Y2K: Simple problems, spread across time; solvable, with good interim workarounds, and minimal effects on society.

-- Jim Thompson (jimthompsonmd@attglobal.net), January 03, 2000.

Within Category (2), there are principally two kinds of calculation errors: look-ahead and look-back. (Of course there is a small proportion of other kinds as well.)

What Gartner Group and the others have mostly not recognized, is that there are probably at least ten times as many look-back errors as look-ahead errors. The reason is very simple: there is data to refer to in the past, because it has happened; there is no data in the future, because we haven't gotten there yet.

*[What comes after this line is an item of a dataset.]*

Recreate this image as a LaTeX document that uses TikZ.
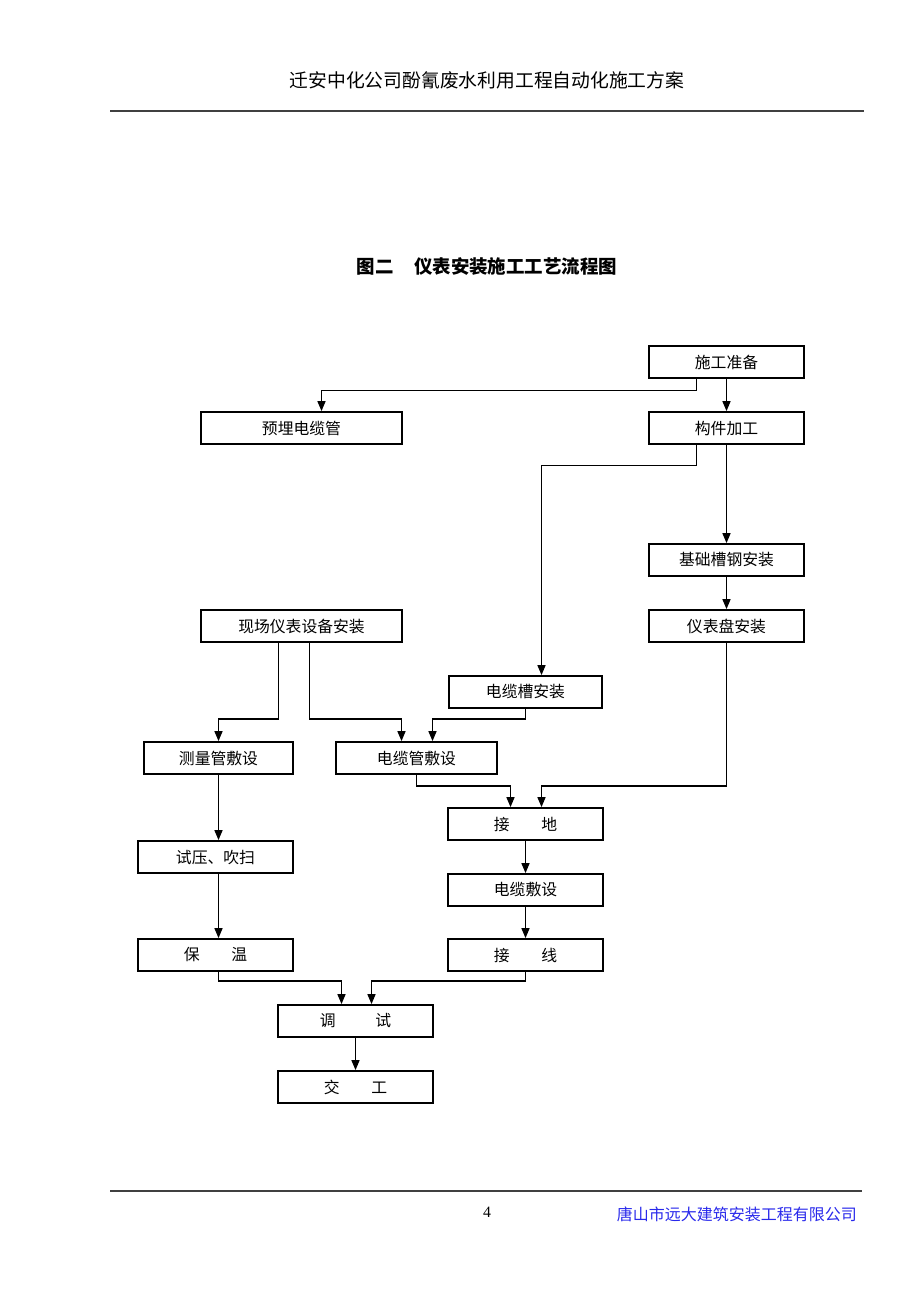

What is more, the look-ahead interval calculations begin to go wrong when the leading edge crosses the Jan. 1, 2000 boundary. Because these intervals are of varying widths, these wrong calculations begin happening at different times. The more they are spread out, the easier to fix in isolation, and the less we see reinforcement effects.

By contrast, the look-behind interval calculations all begin to go wrong right at the Jan. 1, 2000 boundary. The erroneous results are now all beginning to flow into the data stream. What is dispersed is the manifestation of visible results. We still don't know their density. Richard is right; the densities of Category (1) and (2) bugs are independent. Watch and see.

-- Spirit (moving@on.the.waters), January 03, 2000.

Richard--People jump to conclusions because the vast majority are idiots.